### Information provided

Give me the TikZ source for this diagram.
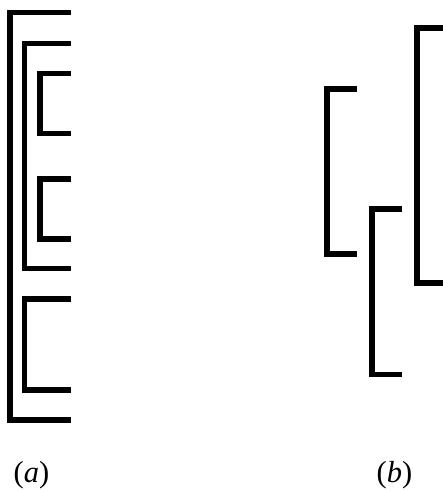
\documentclass[tikz,border=0pt]{standalone}
\usepackage{fontspec}
\setmainfont{Liberation Serif}
\begin{document}
\begin{tikzpicture}[x=1pt,y=-1pt,
  br/.style={line width=5.3pt, line join=miter, line cap=butt},
  lbl/.style={font=\fontsize{30.5}{33}\selectfont, inner sep=0pt}]
\useasboundingbox (0,0) rectangle (443,491);
% (a)
\draw[br] (71,12.5) -- (10,12.5) -- (10,420) -- (71,420);
\draw[br] (71,43.5) -- (24.5,43.5) -- (24.5,268.5) -- (71,268.5);
\draw[br] (71,73.5) -- (40,73.5) -- (40,133.5) -- (71,133.5);
\draw[br] (71,179) -- (40,179) -- (40,239) -- (71,239);
\draw[br] (71,299) -- (24.5,299) -- (24.5,390) -- (71,390);
% (b)
\draw[br] (357,89) -- (327,89) -- (327,254) -- (357,254);
\draw[br] (402,209) -- (372,209) -- (372,374.5) -- (402,374.5);
\draw[br] (443,28) -- (417,28) -- (417,283) -- (443,283);
% labels
\node[lbl] (la) at (31.5,475) {(\textit{a})};
\node[lbl] (lb) at (394.5,475) {(\textit{b})};
\end{tikzpicture}
\end{document}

######

**Written request:** Transcribe the whole listing, character for character, but not its images.

**Result of this exercise:**
Give me the TikZ source for this diagram.
\documentclass[tikz,border=0pt]{standalone}
\usepackage{fontspec}
\setmainfont{Liberation Serif}
\begin{document}
\begin{tikzpicture}[x=1pt,y=-1pt,
  br/.style={line width=5.3pt, line join=miter, line cap=butt},
  lbl/.style={font=\fontsize{30.5}{33}\selectfont, inner sep=0pt}]
\useasboundingbox (0,0) rectangle (443,491);
% (a)
\draw[br] (71,12.5) -- (10,12.5) -- (10,420) -- (71,420);
\draw[br] (71,43.5) -- (24.5,43.5) -- (24.5,268.5) -- (71,268.5);
\draw[br] (71,73.5) -- (40,73.5) -- (40,133.5) -- (71,133.5);
\draw[br] (71,179) -- (40,179) -- (40,239) -- (71,239);
\draw[br] (71,299) -- (24.5,299) -- (24.5,390) -- (71,390);
% (b)
\draw[br] (357,89) -- (327,89) -- (327,254) -- (357,254);
\draw[br] (402,209) -- (372,209) -- (372,374.5) -- (402,374.5);
\draw[br] (443,28) -- (417,28) -- (417,283) -- (443,283);
% labels
\node[lbl] (la) at (31.5,475) {(\textit{a})};
\node[lbl] (lb) at (394.5,475) {(\textit{b})};
\end{tikzpicture}
\end{document}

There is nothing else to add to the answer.